Die Digitale Gesellschaft hat eine Stellungnahme zu den zwei Teilrevisionen des Polizeigesetzes im Kanton Graubünden eingereicht. Als kritisch erachten wir insbesondere die Bestimmungen betreffend den Einsatz von technischen Überwachungsgeräten sowie die (automatisierte) Verkehrsüberwachung und Fahrzeugfahndung. Hinzu kommt der Ausbau der Kooperation und Interoperabilität zwischen den Polizeibehörden, der nicht zulasten der Grundrechte erfolgen darf. Diese – unsere Kernanliegen betreffenden Punkte der Vorlage – müssen korrigiert werden.
Gemäss dem erläuternden Bericht soll mit den zwei Teilrevisionen das Polizeigesetz des Kantons Graubünden angepasst werden, um den neuen Konflikt- und Problemlagen und dem gestiegenen Sicherheitsbedürfnis der Bevölkerung Rechnung zu tragen. Mit dem ersten Teil der Vorlage sollen die Rechtsgrundlagen für das kantonale Bedrohungsmanagement (KBM GR) und polizeiliche Massnahmen bei Stalking geschaffen werden. Wir haben an diesem Teil, abgesehen von einer Verständnisfrage, nicht auszusetzen.
Der zweite Teil der Vorlage beschäftigt sich mit dem Datenaustausch in der polizeilichen Zusammenarbeit, der automatisierten Verkehrsüberwachung und Fahrzeugfahndung und verdeckten Überwachungsmassnahmen sowie Empfehlungen der Nationalen Kommission zur Verhütung von Folter. Nicht Teil der Vorlage ist ein Verbot der biometrischen Überwachung durch die Polizei. Dies bedauern wir ausdrücklich und fordern, dass ein solches Verbot geschaffen wird. Denn biometrische Erkennungssysteme im öffentlichen Raum sind schwere, nicht verhältnismässige Eingriffe in die Grund- und Menschenrechte und daher zu verbieten.
Die Digitale Gesellschaft erachtet die Bestimmungen betreffend Datenaustausch in der polizeilichen Zusammenarbeit mehrfach als zu unbestimmt und unverhältnismässig. Gleiches gilt für die Bestimmungen über die verdeckten Überwachungsmassnahmen, bei denen überdies sichergestellt werden muss, dass das Beschwerderecht gemäss Art. 13 EMRK in jedem Fall wahrgenommen werden kann.

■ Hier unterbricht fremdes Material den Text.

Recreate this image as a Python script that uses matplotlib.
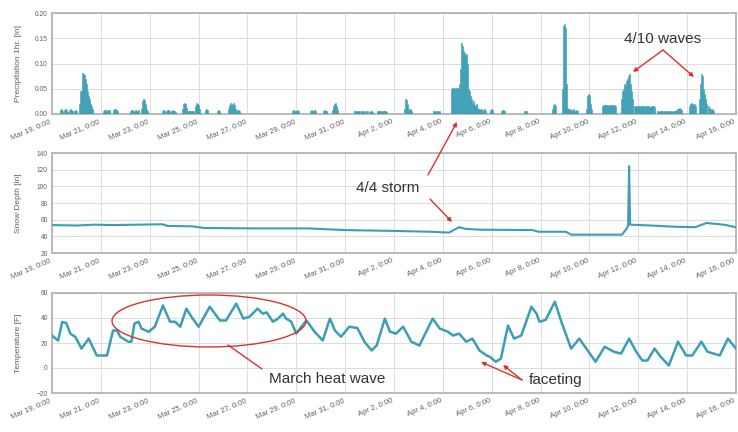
import matplotlib
matplotlib.use("Agg")
import matplotlib.pyplot as plt
from matplotlib.patches import Ellipse
from matplotlib.ticker import FuncFormatter, FormatStrFormatter
import matplotlib.dates as mdates
import pandas as pd

plt.rcParams['font.family'] = ['Liberation Sans', 'DejaVu Sans']

YEAR = 2014
t_start = pd.Timestamp(f"{YEAR}-03-19 00:00")
t_end = pd.Timestamp(f"{YEAR}-04-16 00:00")

# Hourly precipitation [in]: each run starts at the given time, one value per hour
precip_starts = [
    "03-19 08:00", "03-20 03:00", "03-21 02:00", "03-21 12:00", "03-22 05:00",
    "03-22 15:00", "03-23 12:00", "03-24 08:00", "03-24 20:00", "03-25 06:00",
    "03-25 18:00", "03-26 05:00", "03-28 20:00", "03-29 13:00", "03-30 02:00",
    "03-30 11:00", "03-31 09:00", "04-01 07:00", "04-02 10:00", "04-03 14:00",
    "04-04 08:00", "04-05 22:00", "04-06 09:00", "04-07 08:00", "04-08 11:00",
    "04-08 21:00", "04-09 21:00", "04-10 12:00", "04-11 07:00", "04-11 20:00",
    "04-12 18:00", "04-13 13:00", "04-14 02:00", "04-14 12:00",
]
precip_hourly = [
    [0.008, 0.01, 0.006, 0.0, 0.008, 0.01, 0.008, 0.004, 0.0, 0.008, 0.01, 0.008, 0.006, 0.0, 0.006, 0.008, 0.005],
    [0.02, 0.045, 0.082, 0.08, 0.078, 0.07, 0.06, 0.045, 0.035, 0.03, 0.02, 0.015, 0.01],
    [0.006, 0.008, 0.008, 0.004, 0.008, 0.006, 0.008],
    [0.008, 0.01, 0.01, 0.008, 0.006],
    [0.006, 0.008, 0.008, 0.004, 0.006, 0.008, 0.006, 0.008],
    [0.01, 0.025, 0.03, 0.028, 0.02, 0.01, 0.005],
    [0.005, 0.008, 0.006, 0.0, 0.005, 0.008, 0.008, 0.006, 0.0, 0.006, 0.008, 0.005, 0.006, 0.004],
    [0.01, 0.02, 0.022, 0.02, 0.012, 0.006, 0.006, 0.005, 0.006, 0.006, 0.005, 0.006],
    [0.015, 0.022, 0.02, 0.018, 0.01],
    [0.008, 0.01, 0.008],
    [0.006, 0.008, 0.006],
    [0.01, 0.018, 0.022, 0.015, 0.02, 0.022, 0.018, 0.01, 0.006, 0.008, 0.008, 0.006],
    [0.006, 0.008, 0.006, 0.005, 0.006, 0.008, 0.005],
    [0.006, 0.008, 0.006, 0.006, 0.008, 0.005],
    [0.006, 0.008, 0.006, 0.005],
    [0.008, 0.015, 0.02, 0.022, 0.015, 0.008],
    [0.005, 0.006, 0.005, 0.004, 0.006, 0.005, 0.0, 0.005, 0.006, 0.004, 0.005, 0.006, 0.005, 0.0, 0.004, 0.006, 0.005, 0.004],
    [0.005, 0.006, 0.005, 0.006, 0.004, 0.005, 0.006, 0.005, 0.006, 0.004],
    [0.01, 0.03, 0.028, 0.02, 0.01, 0.008, 0.01, 0.006],
    [0.005, 0.006, 0.004, 0.006, 0.005, 0.004, 0.006],
    [0.05, 0.052, 0.052, 0.05, 0.052, 0.052, 0.05, 0.052, 0.06, 0.09, 0.14, 0.135, 0.125, 0.12, 0.115, 0.118,
     0.1, 0.05, 0.045, 0.035, 0.03, 0.02, 0.025, 0.018, 0.015, 0.02, 0.012, 0.01, 0.008, 0.01, 0.006, 0.008, 0.01, 0.005],
    [0.008, 0.01, 0.008],
    [0.006, 0.008, 0.008, 0.006],
    [0.005, 0.006, 0.005],
    [0.01, 0.018, 0.02, 0.015],
    [0.05, 0.175, 0.178, 0.17, 0.06, 0.012, 0.01, 0.008, 0.01, 0.006, 0.008, 0.01, 0.006, 0.005, 0.008, 0.006],
    [0.01, 0.035, 0.04, 0.038, 0.02, 0.01],
    [0.016, 0.018, 0.018, 0.017, 0.018, 0.018, 0.016, 0.018, 0.018, 0.017, 0.018, 0.016, 0.018, 0.015],
    [0.03, 0.045, 0.05, 0.06, 0.055, 0.065, 0.07, 0.075, 0.08, 0.06, 0.045, 0.03],
    [0.015, 0.016, 0.014, 0.015, 0.016, 0.015, 0.014, 0.016, 0.015, 0.015, 0.014, 0.016, 0.015, 0.015, 0.016,
     0.014, 0.015, 0.016, 0.015, 0.014],
    [0.005, 0.006, 0.004, 0.005, 0.006, 0.005, 0.004, 0.006, 0.005, 0.005, 0.004, 0.006, 0.005, 0.005, 0.006,
     0.004, 0.005, 0.006, 0.005],
    [0.008, 0.01, 0.01, 0.012, 0.01, 0.008],
    [0.015, 0.02, 0.022, 0.02, 0.018, 0.02, 0.015],
    [0.03, 0.06, 0.08, 0.075, 0.05, 0.04, 0.03, 0.02, 0.015, 0.012, 0.01, 0.008, 0.01, 0.006],
]

# Snow depth [in]
snow_times = [
    "03-19 00:00", "03-20 00:00", "03-20 18:00", "03-21 12:00", "03-22 12:00",
    "03-23 12:00", "03-23 18:00", "03-24 18:00", "03-25 06:00", "03-27 12:00",
    "03-29 12:00", "03-31 00:00", "04-02 00:00", "04-03 12:00", "04-04 06:00",
    "04-04 16:00", "04-04 22:00", "04-05 12:00", "04-07 16:00", "04-07 22:00",
    "04-09 01:00", "04-09 06:00", "04-11 08:00", "04-11 13:00", "04-11 14:00",
    "04-11 15:00", "04-11 16:00", "04-12 12:00", "04-13 12:00", "04-14 08:00",
    "04-14 19:00", "04-15 12:00", "04-16 00:00",
]
snow_depth = [
    53.5, 53.0, 54.0, 53.5, 54.0,
    54.5, 52.5, 52.0, 50.0, 49.5,
    49.5, 47.5, 46.5, 45.5, 44.5,
    51.0, 49.0, 48.0, 47.5, 45.5,
    45.5, 42.0, 42.0, 50.0, 53.0,
    124.0, 54.0, 53.0, 51.5, 51.0,
    56.0, 54.0, 51.0,
]

# Air temperature [F]
temp_times = [
    "03-19 00:00", "03-19 06:00", "03-19 10:00", "03-19 14:00", "03-19 18:00", "03-19 23:00",
    "03-20 05:00", "03-20 12:00", "03-20 20:00", "03-21 06:00", "03-21 12:00", "03-21 16:00",
    "03-21 19:00", "03-22 03:00", "03-22 06:00", "03-22 09:00", "03-22 13:00", "03-22 16:00",
    "03-22 23:00", "03-23 05:00", "03-23 13:00", "03-23 20:00", "03-24 01:00", "03-24 06:00",
    "03-24 12:00", "03-24 17:00", "03-25 00:00", "03-25 11:00", "03-25 21:00", "03-26 03:00",
    "03-26 13:00", "03-26 20:00", "03-27 02:00", "03-27 10:00", "03-27 15:00", "03-27 19:00",
    "03-28 01:00", "03-28 06:00", "03-28 11:00", "03-28 14:00", "03-28 19:00", "03-29 00:00",
    "03-29 05:00", "03-29 10:00", "03-29 18:00", "03-30 02:00", "03-30 09:00", "03-30 14:00",
    "03-30 20:00", "03-31 04:00", "03-31 12:00", "03-31 19:00", "04-01 02:00", "04-01 07:00",
    "04-01 15:00", "04-01 20:00", "04-02 02:00", "04-02 09:00", "04-02 17:00", "04-03 01:00",
    "04-03 14:00", "04-03 21:00", "04-04 05:00", "04-04 10:00", "04-04 16:00", "04-04 23:00",
    "04-05 05:00", "04-05 12:00", "04-05 19:00", "04-05 22:00", "04-06 04:00", "04-06 09:00",
    "04-06 16:00", "04-06 22:00", "04-07 05:00", "04-07 15:00", "04-07 20:00", "04-07 23:00",
    "04-08 05:00", "04-08 14:00", "04-08 20:00", "04-09 06:00", "04-09 14:00", "04-09 21:00",
    "04-10 06:00", "04-10 15:00", "04-11 00:00", "04-11 07:00", "04-11 15:00", "04-11 22:00",
    "04-12 04:00", "04-12 09:00", "04-12 16:00", "04-12 22:00", "04-13 06:00", "04-13 15:00",
    "04-13 23:00", "04-14 05:00", "04-14 14:00", "04-14 20:00", "04-15 08:00", "04-15 16:00",
    "04-16 00:00",
]
temperature = [
    26, 22, 36.8, 36, 27.5, 24.8,
    15.5, 23.5, 10, 10, 30, 30,
    25, 21, 21, 35.5, 37, 31.5,
    29, 33, 50, 37, 37, 33,
    47.5, 41, 33, 49, 38, 38,
    51.5, 39.5, 41, 47.5, 43.5, 44.5,
    37, 39.5, 43.5, 39.5, 37, 27.5,
    33, 38, 29, 22, 39.5, 30,
    25, 33, 32, 21, 14, 18,
    39.5, 29, 27.5, 33, 21, 18,
    39.5, 31.5, 29, 26, 27.5, 21,
    23.5, 14, 10, 9, 5, 7.5,
    34, 23.5, 26, 49, 43.5, 37,
    38.5, 53, 38, 15.5, 23.5, 15.5,
    5, 17, 13, 11.5, 23.5, 13,
    6, 6, 15.5, 9, 2, 21,
    10, 10, 21, 13, 10, 23.5,
    15.5,
]

TEAL = '#3a9fb4'
GRID = '#dcdcdc'
SPINE = '#b4b4b4'
LABEL = '#606060'
RED = '#d8342c'


def stamp(s):
    return pd.Timestamp(f"{YEAR}-{s}")


bar_t, bar_v = [], []
for s, vals in zip(precip_starts, precip_hourly):
    t0 = stamp(s)
    for k, v in enumerate(vals):
        bar_t.append(t0 + pd.Timedelta(hours=k))
        bar_v.append(v)

snow_t = [stamp(s) for s in snow_times]
temp_t = [stamp(s) for s in temp_times]

W, H = 738, 432
fig = plt.figure(figsize=(W / 100, H / 100), dpi=100)
fig.patch.set_facecolor('white')


def frac_box(left, top, right, bottom):
    return [left / W, 1 - bottom / H, (right - left) / W, (bottom - top) / H]


ax1 = fig.add_axes(frac_box(52, 13, 736, 114))
ax2 = fig.add_axes(frac_box(52, 153, 736, 253))
ax3 = fig.add_axes(frac_box(52, 293, 736, 393))

ax1.bar(bar_t, bar_v, width=1 / 24, align='edge', color=TEAL, edgecolor=TEAL, linewidth=0.4, zorder=3)
ax2.plot(snow_t, snow_depth, color=TEAL, lw=1.5, zorder=3)
ax3.plot(temp_t, temperature, color=TEAL, lw=1.8, zorder=3)

ax1.set_ylim(0, 0.20)
ax1.set_yticks([0, 0.05, 0.10, 0.15, 0.20])
ax1.yaxis.set_major_formatter(FormatStrFormatter('%.2f'))
ax2.set_ylim(20, 140)
ax2.set_yticks(range(20, 141, 20))
ax3.set_ylim(-20, 60)
ax3.set_yticks(range(-20, 61, 20))

ax1.set_ylabel('Precipitation 1hr. [in]')
ax2.set_ylabel('Snow Depth [in]')
ax3.set_ylabel('Temperature [F]')

ticks = pd.date_range(t_start, t_end, freq='2D')


def date_label(x, pos):
    d = mdates.num2date(x)
    return f"{d:%b} {d.day}, {d.hour}:{d:%M}"


for ax in (ax1, ax2, ax3):
    ax.set_xlim(t_start, t_end)
    ax.set_xticks(ticks)
    ax.xaxis.set_major_formatter(FuncFormatter(date_label))
    ax.grid(True, color=GRID, lw=0.7, zorder=0)
    ax.set_axisbelow(True)
    for sp in ax.spines.values():
        sp.set_color(SPINE)
        sp.set_linewidth(1.3)
    ax.tick_params(length=0, pad=3, labelcolor=LABEL)
    ax.tick_params(axis='x', labelsize=5.5)
    ax.tick_params(axis='y', labelsize=4.8)
    for lab in ax.get_xticklabels():
        lab.set_rotation(23)
        lab.set_ha('right')
    ax.yaxis.label.set_size(6)
    ax.yaxis.label.set_color(LABEL)
    ax.yaxis.set_label_coords(-0.044, 0.5)

# Overlay in pixel units for the hand-placed notes
ov = fig.add_axes([0, 0, 1, 1])
ov.set_xlim(0, W)
ov.set_ylim(H, 0)
ov.axis('off')
ov.patch.set_alpha(0)

arrow = dict(arrowstyle='-|>', color=RED, lw=1.0, mutation_scale=6, shrinkA=0, shrinkB=0)
line = dict(arrowstyle='-', color=RED, lw=1.0, shrinkA=0, shrinkB=0)
txt = dict(color='#333333', ha='center', va='center')

ov.text(663, 39, '4/10 waves', fontsize=11, **txt)
ov.annotate('', xy=(633, 72), xytext=(663, 50), arrowprops=arrow)
ov.annotate('', xy=(694, 77), xytext=(663, 50), arrowprops=arrow)

ov.text(388, 188, '4/4 storm', fontsize=11, **txt)
ov.annotate('', xy=(457, 122), xytext=(428, 175), arrowprops=arrow)
ov.annotate('', xy=(452, 222), xytext=(430, 199), arrowprops=arrow)

ov.add_patch(Ellipse((209, 321), 194, 52, fill=False, edgecolor=RED, lw=1.0))
ov.text(327, 379, 'March heat wave', fontsize=11, **txt)
ov.annotate('', xy=(228, 345), xytext=(262, 369), arrowprops=line)

ov.text(556, 380, 'faceting', fontsize=11, **txt)
ov.annotate('', xy=(481, 362), xytext=(522, 380), arrowprops=arrow)
ov.annotate('', xy=(503, 365), xytext=(522, 380), arrowprops=arrow)

fig.savefig('out.png', dpi=100, facecolor='white')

Neu sollen neben Fahrzeugen und deren Kontrollschildern auch die Insassinnen und Insassen automatisiert erfasst werden. Dazu kommt der automatisierte Abgleich der erhobenen Daten mit Datenbanken, die Analyse sowie die Erstellung von Bewegungsprofilen. Dies verletzt den Anspruch auf persönliche Freiheit (Art. 10 Abs. 2 BV), das Recht auf Privatsphäre, auf Schutz vor Missbrauch der persönlichen Daten und informationelle Selbstbestimmung (Art. 13 BV; Art. 8 EMRK; Art. 17 UNO-Pakt II sowie das Übereinkommen zum Schutz des Menschen bei der automatischen Verarbeitung personenbezogener Daten vom 28. Januar 1981), den Anspruch auf ein faires Verfahren und die Unschuldsvermutung (Art. 6 EMRK, Art. 32 BV) und das Recht auf wirksame Beschwerde (Art. 13 EMRK). Diese Normen verleihen jeder Person das Recht, frei von staatlicher Überwachung zu bleiben, vor jedem staatlichen Erheben, Sammeln, Verarbeiten, Aufbewahren und Weitergeben von Angaben, die einen Bezug zur Privatsphäre einer Person habe, frei zu sein und sich frei hiervon bewegen zu können. Aus diesen und weiteren Gründen (siehe Vernehmlassungsantwort) lehnt die Digitale Gesellschaft die automatisierte Verkehrsüberwachung und Fahrzeugfahndung grundsätzlich ab. Sollte daran festgehalten werden, muss auf alles, was über eine temporäre (nicht stationäre) Überwachung und den unmittelbaren Abgleich vor Ort hinausgeht, verzichtet werden, und Nicht-Treffer sind sofort zu löschen.